Why this matters to you (and your future)
- Knowing Earth is a system helps explain why one action (like cutting down a forest) affects many things (less oxygen, more erosion, changed weather).
- It connects to forces and motion: gravity, wind, and water move stuff across the planet just like your ramps and levers moved objects in class.
- It helps us make better choices: if we change one part, we can predict how other parts might react.
Try this mini activity (5–10 minutes)
Materials: 4 clear labeled bowls (Air, Water, Rock, Life), a cup of soil, a handful of small pebbles, a small plant clipping, water, and a flashlight.

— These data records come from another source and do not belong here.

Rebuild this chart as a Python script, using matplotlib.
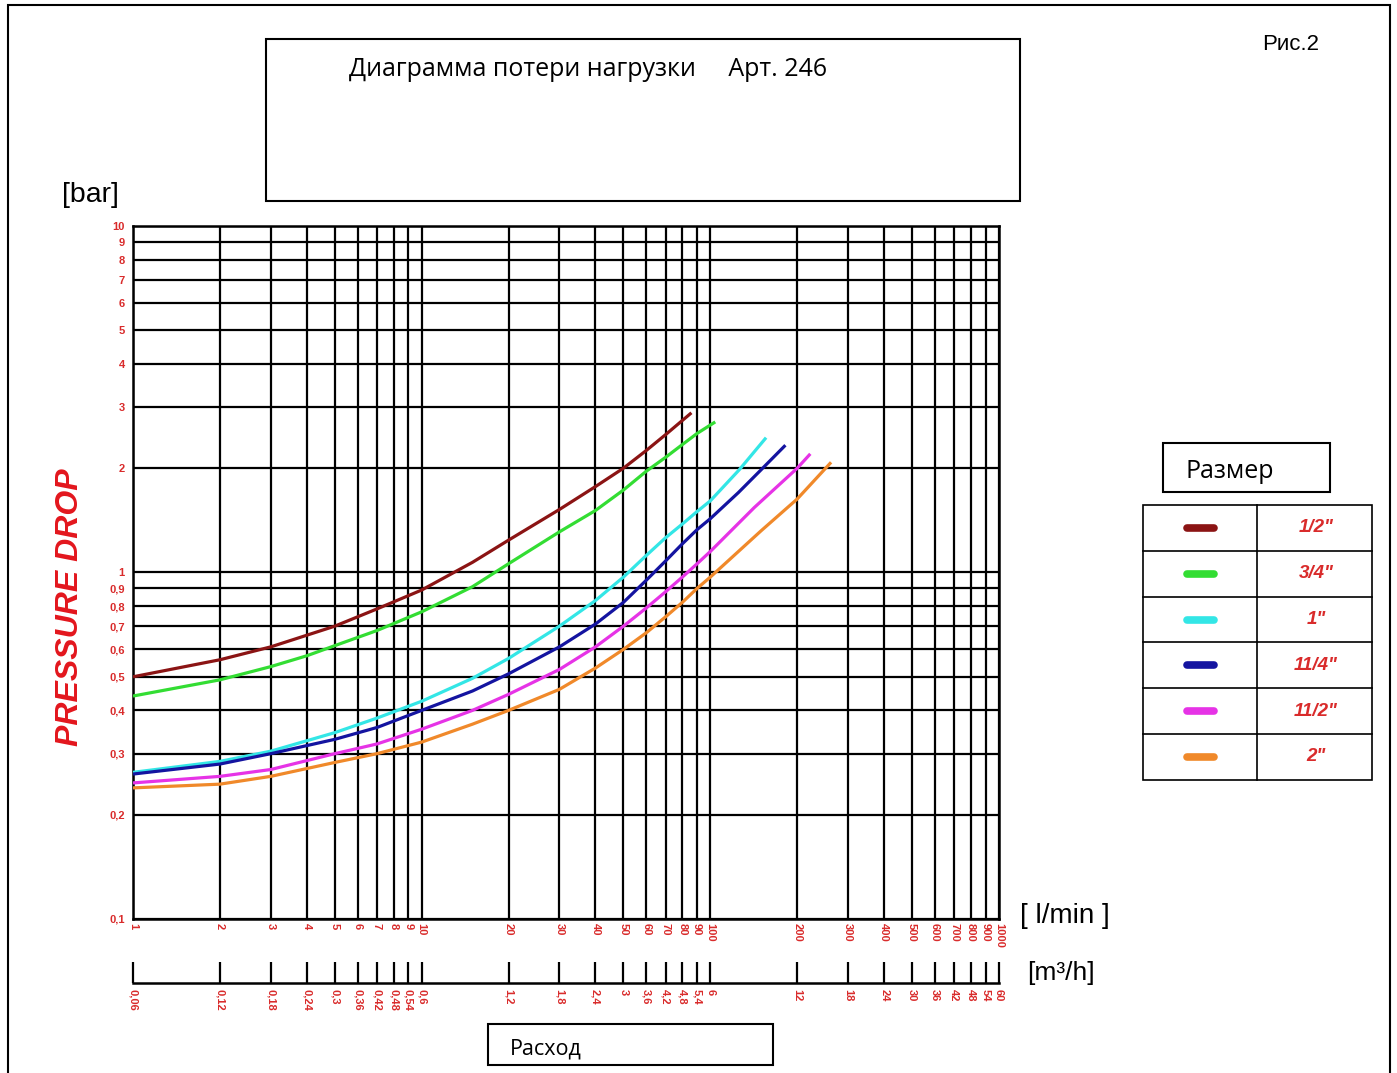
import matplotlib
matplotlib.use("Agg")
import matplotlib.pyplot as plt
from matplotlib.patches import Rectangle
from matplotlib.lines import Line2D
from matplotlib.ticker import NullLocator

W, H = 1397, 1073

# l/min axis ticks and labels
flow_ticks = [1, 2, 3, 4, 5, 6, 7, 8, 9, 10,
              20, 30, 40, 50, 60, 70, 80, 90, 100,
              200, 300, 400, 500, 600, 700, 800, 900, 1000]
flow_labels = [str(v) for v in flow_ticks]

# m3/h axis ticks and labels
m3h_ticks = [0.06, 0.12, 0.18, 0.24, 0.3, 0.36, 0.42, 0.48, 0.54, 0.6,
             1.2, 1.8, 2.4, 3, 3.6, 4.2, 4.8, 5.4, 6,
             12, 18, 24, 30, 36, 42, 48, 54, 60]
m3h_labels = ["0,06", "0,12", "0,18", "0,24", "0,3", "0,36", "0,42", "0,48", "0,54", "0,6",
              "1,2", "1,8", "2,4", "3", "3,6", "4,2", "4,8", "5,4", "6",
              "12", "18", "24", "30", "36", "42", "48", "54", "60"]

# pressure axis ticks and labels
dp_ticks = [0.1, 0.2, 0.3, 0.4, 0.5, 0.6, 0.7, 0.8, 0.9,
            1, 2, 3, 4, 5, 6, 7, 8, 9, 10]
dp_labels = ["0,1", "0,2", "0,3", "0,4", "0,5", "0,6", "0,7", "0,8", "0,9",
             "1", "2", "3", "4", "5", "6", "7", "8", "9", "10"]

# curves: flow [l/min] vs pressure drop [bar]
flow_12 = [1, 2, 3, 5, 7, 10, 15, 20, 30, 40, 50, 60, 70, 86]
dp_12 = [0.50, 0.56, 0.61, 0.70, 0.785, 0.89, 1.07, 1.24, 1.52, 1.77, 2.0, 2.25, 2.5, 2.89]

flow_34 = [1, 2, 3, 4, 5, 7, 10, 15, 20, 30, 40, 50, 60, 70, 80, 90, 104]
dp_34 = [0.44, 0.49, 0.535, 0.575, 0.615, 0.68, 0.77, 0.91, 1.06, 1.31, 1.51, 1.73, 1.96, 2.15, 2.34, 2.52, 2.72]

flow_1 = [1, 2, 3, 5, 7, 10, 15, 20, 30, 40, 50, 60, 70, 80, 90, 100, 126, 156]
dp_1 = [0.265, 0.285, 0.305, 0.345, 0.38, 0.425, 0.495, 0.565, 0.70, 0.83, 0.97, 1.12, 1.26, 1.38, 1.50, 1.61, 1.98, 2.45]

flow_114 = [1, 2, 3, 5, 7, 10, 15, 20, 30, 40, 50, 60, 70, 80, 90, 100, 125, 150, 182]
dp_114 = [0.262, 0.28, 0.30, 0.33, 0.357, 0.40, 0.455, 0.51, 0.61, 0.71, 0.82, 0.95, 1.08, 1.21, 1.33, 1.43, 1.70, 1.98, 2.33]

flow_112 = [1, 2, 3, 5, 7, 10, 15, 20, 30, 40, 50, 60, 70, 80, 90, 100, 142, 200, 222]
dp_112 = [0.247, 0.258, 0.27, 0.30, 0.32, 0.353, 0.40, 0.445, 0.525, 0.61, 0.70, 0.79, 0.88, 0.97, 1.06, 1.15, 1.54, 2.0, 2.2]

flow_2 = [1, 2, 3, 5, 7, 10, 15, 20, 30, 40, 50, 60, 70, 80, 90, 100, 150, 200, 262]
dp_2 = [0.239, 0.245, 0.258, 0.283, 0.30, 0.324, 0.365, 0.40, 0.46, 0.53, 0.60, 0.67, 0.745, 0.82, 0.90, 0.97, 1.32, 1.63, 2.08]

sizes = ['1/2"', '3/4"', '1"', '11/4"', '11/2"', '2"']
colors = ["#8b1414", "#33dd33", "#33e6e6", "#1414a0", "#e633e6", "#f0892a"]
series = [(flow_12, dp_12), (flow_34, dp_34), (flow_1, dp_1),
          (flow_114, dp_114), (flow_112, dp_112), (flow_2, dp_2)]

RED = "#d92b2b"
SANS = ["Liberation Sans", "DejaVu Sans"]
CAL = ["Open Sans", "DejaVu Sans"]


def fx(px):
    return px / W


def fy(py):
    return 1 - py / H


def box(fig, x0, y0, x1, y1, lw=1.5):
    fig.patches.append(Rectangle((fx(x0), fy(y1)), fx(x1) - fx(x0), fy(y0) - fy(y1),
                                 transform=fig.transFigure, fill=False,
                                 edgecolor="black", linewidth=lw))


def hline(fig, x0, x1, y, lw=1.2):
    fig.lines.append(Line2D([fx(x0), fx(x1)], [fy(y), fy(y)],
                            transform=fig.transFigure, color="black", linewidth=lw))


def vline(fig, x, y0, y1, lw=1.2):
    fig.lines.append(Line2D([fx(x), fx(x)], [fy(y0), fy(y1)],
                            transform=fig.transFigure, color="black", linewidth=lw))


fig = plt.figure(figsize=(W / 100, H / 100), dpi=100)

# main chart
ax = fig.add_axes([fx(133), fy(919), (999 - 133) / W, (919 - 226) / H])
ax.set_xscale("log")
ax.set_yscale("log")
ax.set_xlim(1, 1000)
ax.set_ylim(0.1, 10)
ax.set_xticks(flow_ticks)
ax.set_xticklabels(flow_labels, rotation=270)
ax.set_yticks(dp_ticks)
ax.set_yticklabels(dp_labels)
ax.xaxis.set_minor_locator(NullLocator())
ax.yaxis.set_minor_locator(NullLocator())
ax.grid(True, which="major", color="black", linewidth=1.6)
ax.tick_params(axis="both", length=0, labelcolor=RED)
ax.tick_params(axis="x", pad=3, labelsize=8)
ax.tick_params(axis="y", pad=6, labelsize=8)
for lab in ax.get_xticklabels() + ax.get_yticklabels():
    lab.set_fontweight("bold")
    lab.set_family(SANS)
for sp in ax.spines.values():
    sp.set_linewidth(1.8)

for (fl, dp), c in zip(series, colors):
    ax.plot(fl, dp, color=c, linewidth=2.3, solid_capstyle="butt", zorder=3)

# m3/h scale
ax2 = fig.add_axes([fx(133), fy(983), (999 - 133) / W, (983 - 962) / H])
ax2.set_xscale("log")
ax2.set_xlim(0.06, 60)
ax2.set_xticks(m3h_ticks)
ax2.set_xticklabels(m3h_labels, rotation=270)
ax2.xaxis.set_minor_locator(NullLocator())
ax2.set_yticks([])
ax2.patch.set_visible(False)
for side in ("top", "left", "right"):
    ax2.spines[side].set_visible(False)
ax2.spines["bottom"].set_linewidth(1.8)
ax2.tick_params(axis="x", direction="in", length=15, width=1.6, pad=4,
                labelsize=8, labelcolor=RED)
for lab in ax2.get_xticklabels():
    lab.set_fontweight("bold")
    lab.set_family(SANS)

# outer frame and boxes
box(fig, 8, 5, 1390, 1085, lw=1.5)
box(fig, 266, 39, 1020, 201)
fig.text(fx(349), fy(69), "Диаграмма потери нагрузки     Арт. 246",
         family=CAL, fontsize=18, va="center", ha="left")
fig.text(fx(1262), fy(45), "Рис.2", family=SANS, fontsize=16, va="center", ha="left")
fig.text(fx(90), fy(195), "[bar]", family=SANS, fontsize=20.5, va="center", ha="center")
fig.text(fx(70), fy(607), "PRESSURE DROP", family=SANS, fontsize=23, color="#e3161d",
         fontweight="bold", fontstyle="italic", rotation=90, va="center", ha="center")
fig.text(fx(1020), fy(916), "[ l/min ]", family=SANS, fontsize=20, va="center", ha="left")
fig.text(fx(1027), fy(973), "[m³/h]", family=SANS, fontsize=19, va="center", ha="left")

# size legend
box(fig, 1163, 443, 1330, 492)
fig.text(fx(1185), fy(472), "Размер", family=CAL, fontsize=18, va="center", ha="left")
top, row_h = 505, 45.8
box(fig, 1143, top, 1372, top + 6 * row_h, lw=1.2)
vline(fig, 1257, top, top + 6 * row_h)
for i, (name, c) in enumerate(zip(sizes, colors)):
    if i > 0:
        hline(fig, 1143, 1372, top + i * row_h)
    yc = top + (i + 0.5) * row_h
    fig.lines.append(Line2D([fx(1187), fx(1214)], [fy(yc), fy(yc)], transform=fig.transFigure,
                            color=c, linewidth=5.5, solid_capstyle="round"))
    fig.text(fx(1316), fy(yc), name, family=SANS, fontsize=13.5, color=RED,
             fontweight="bold", fontstyle="italic", va="center", ha="center")

# flow label
box(fig, 488, 1024, 773, 1065)
fig.text(fx(510), fy(1049), "Расход", family=CAL, fontsize=15.5, va="center", ha="left")

fig.savefig("out.png", dpi=100)
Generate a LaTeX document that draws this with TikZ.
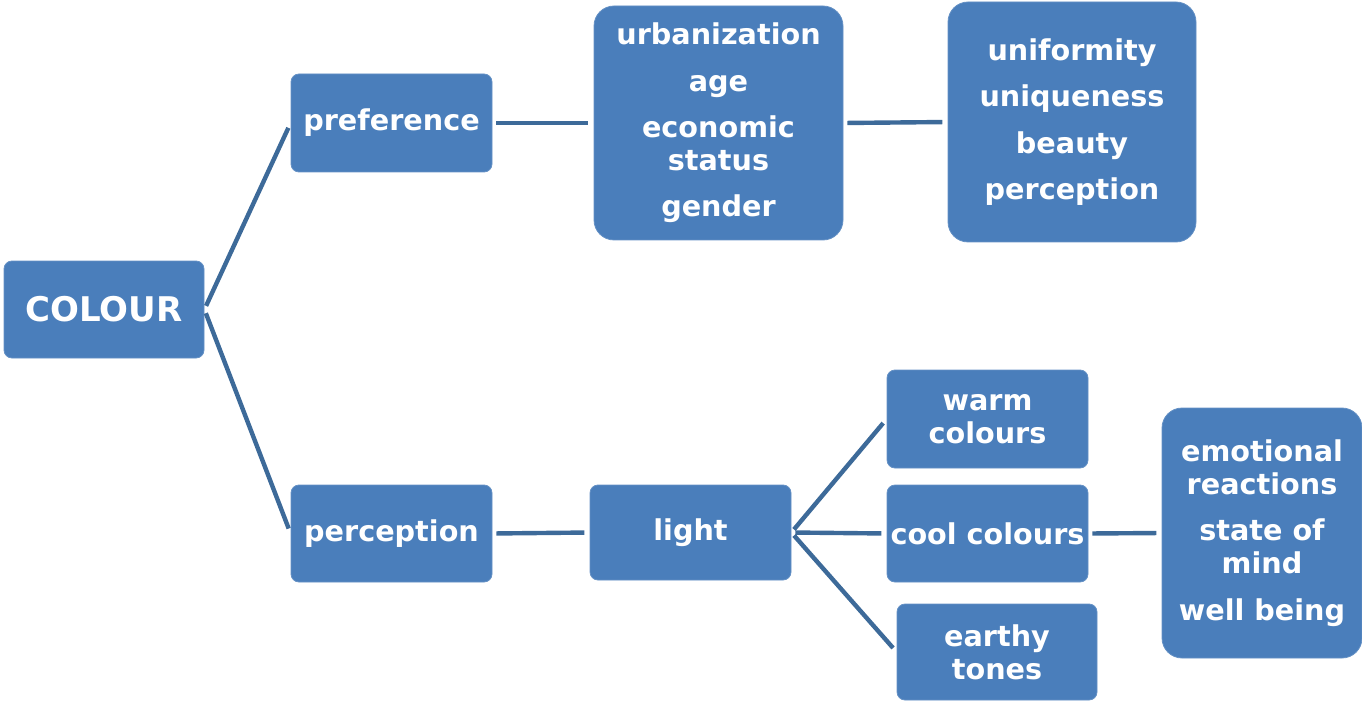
\documentclass[tikz,border=0pt]{standalone}
\usepackage{fontspec}
\setmainfont{DejaVu Sans}
\definecolor{boxblue}{HTML}{4A7EBB}
\definecolor{linkblue}{HTML}{3D6A99}
\begin{document}
\begin{tikzpicture}[x=0.75pt,y=-0.75pt,
  box/.style={fill=boxblue, draw=boxblue!85!white, line width=0.6pt, rounded corners=6pt,
    text=white, font=\bfseries\fontsize{21.5}{24.75}\selectfont, align=center, inner sep=0pt},
  bigbox/.style={box, rounded corners=15pt},
  link/.style={draw=linkblue, line width=3.3pt, shorten <=3pt, shorten >=4pt}]
\useasboundingbox (0,0) rectangle (1362,702);

\node[box, minimum width=150pt, minimum height=72.75pt, font=\bfseries\fontsize{25.5}{30}\selectfont] (colour) at (104,309.5) {COLOUR};
\node[box, minimum width=150.75pt, minimum height=73.5pt] (pref) at (391.5,123) {preference};
\node[box, minimum width=150.75pt, minimum height=72.75pt] (perc) at (391.5,533.5) {perception};
\node[bigbox, minimum width=186.75pt, minimum height=175.5pt] (urb) at (718.5,123) {urbanization\\[10pt]age\\[10pt]economic\\status\\[10pt]gender};
\node[bigbox, minimum width=186pt, minimum height=180pt] (uni) at (1072,122) {uniformity\\[10pt]uniqueness\\[10pt]beauty\\[10pt]perception};
\node[box, minimum width=150.75pt, minimum height=71.25pt] (light) at (690.5,532.5) {light};
\node[box, minimum width=150.75pt, minimum height=73.5pt] (warm) at (987.5,419) {warm\\colours};
\node[box, minimum width=150.75pt, minimum height=72.75pt] (cool) at (987.5,533.5) {cool colours};
\node[box, minimum width=150pt, minimum height=72pt] (earthy) at (997,652) {earthy\\tones};
\node[bigbox, minimum width=150pt, minimum height=187.5pt] (emo) at (1262,533) {emotional\\reactions\\[10pt]state of\\mind\\[10pt]well being};

\draw[link] (colour.east) -- (pref.west);
\draw[link] (colour.east) -- (perc.west);
\draw[link] (pref.east) -- (urb.west);
\draw[link] (urb.east) -- (uni.west);
\draw[link] (perc.east) -- (light.west);
\draw[link] (light.east) -- (warm.west);
\draw[link] (light.east) -- (cool.west);
\draw[link] (light.east) -- (earthy.west);
\draw[link] (cool.east) -- (emo.west);
\end{tikzpicture}
\end{document}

- Put soil and pebbles in Rock bowl, plant clipping in Life, water in Water, leave Air empty but label it.
- Shine the flashlight (Sun) on the Water bowl and watch: water warms and you can pretend it evaporates.
- Move a pebble to the Water bowl to show erosion.
- Talk: where would that pebble go next? How might the plant use the water?
This shows matter moving between parts and how energy (the flashlight) can cause change.
Key takeaways
- Earth as a system = many parts (spheres) that interact and change each other.
- Energy (mainly from the Sun) and forces (like gravity and wind) move matter through the system.
- Cycles and feedbacks are how Earth recycles materials and responds to change.
- The same thinking you used for simple machines — seeing how parts interact and forces change motion — helps you understand Earth.
Remember: every puddle you splash in is part of a much bigger, amazing system. You just made a tiny ripple in the Rube Goldberg machine.
Quick recap (one-liner)
Earth is a giant, connected system made of interacting spheres where energy and forces move matter through cycles — and understanding these connections helps us predict and protect our planet.